Curse you, basketball gods. Why must you give me your toughest blurbing challenges?

I don’t know, man. Need to figure things out. Maybe I need to take a step back.

[comically oversized lightbulb appears above my head, like in a cartoon]

The stepback has always been the keystone to Dončić’s game — the most frequent and flamboyant intersection of his stealth superpower of deceleration, his predilection toward super deep launches (only six players have taken more shots from 28 feet or beyond) and his Joker-esque delight in setting a defender on fire just to send a message. This season, though, he’s slamming it into reverse more frequently and more effectively than ever.

Through 26 games, Dončić has attempted 153 stepback 3-pointers, according to NBA Advanced Stats shot tracking data — an average of 5.9 per game, by far a career high, nearly two per game more than last season. And, much to the chagrin of the defenders tasked with covering one of the game’s most overwhelming offensive engines, he’s also hitting them at a career-best clip, shooting 40.5% on those downshifting daggers.

When you’ve got a guy who’ll lull you to sleep with those Harden-esque dribbles and can do this when you don’t stay attached to him …

… and who’s shooting 77% at the rim and 53% from floater range when you do crowd him and make him take it inside — where, if you’re able to wall him off, he’s also liable to just do some wild-ass stuff like this

… well, I’m just not too sure how you defend that without petitioning for rule changes that allow you to use, like, a harpoon.
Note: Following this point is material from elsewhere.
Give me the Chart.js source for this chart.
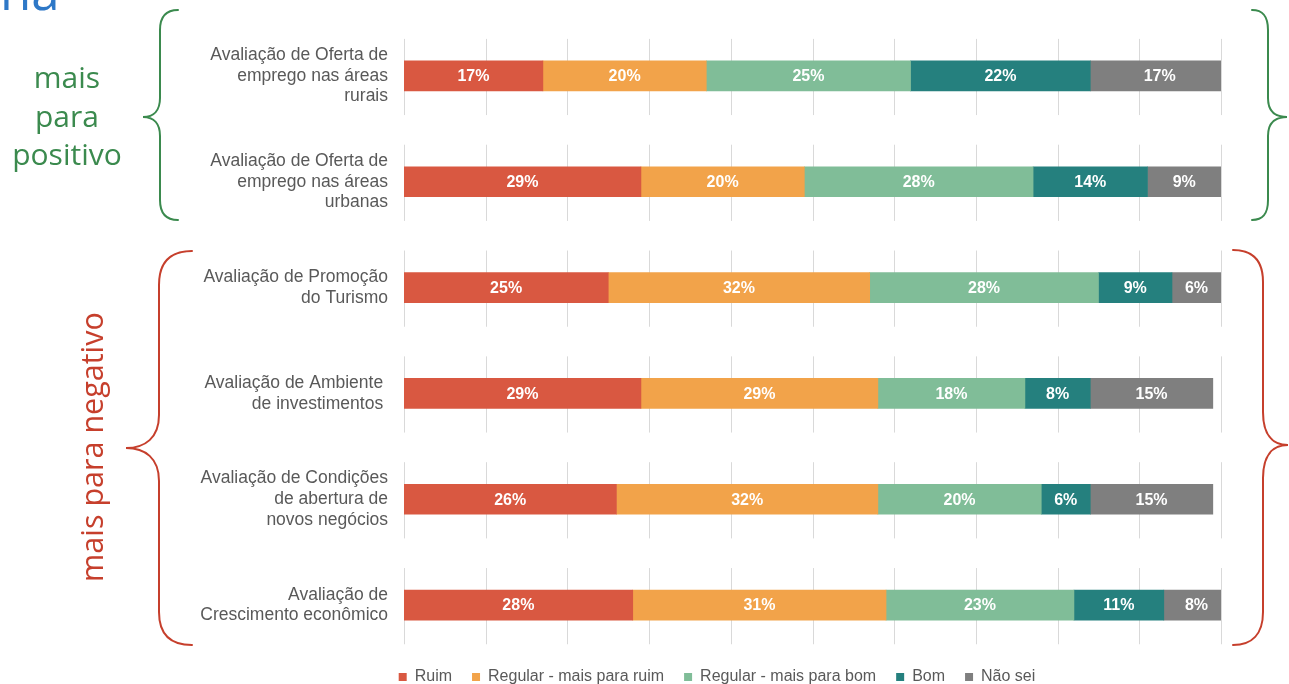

Or a camouflaged snare trap. Or four additional dudes. Or something.

Turns out, most NBA defenses aren’t so sure, either. Luka sits second in the NBA in scoring, behind only Embiid, and fourth in assists, behind Tyrese Haliburton, Trae Young and Jokić, and at the head of the table for a Mavs squad that’s knocking on the door of the top five in offensive efficiency.

I’m not sure exactly what Frank Vogel’s middle-of-the-pack Suns defense has in store to try to slow down Dončić. I’ve got a sneaking suspicion, though, what kind of present Luka plans to give his old pal Book in the Christmas slate’s nightcap.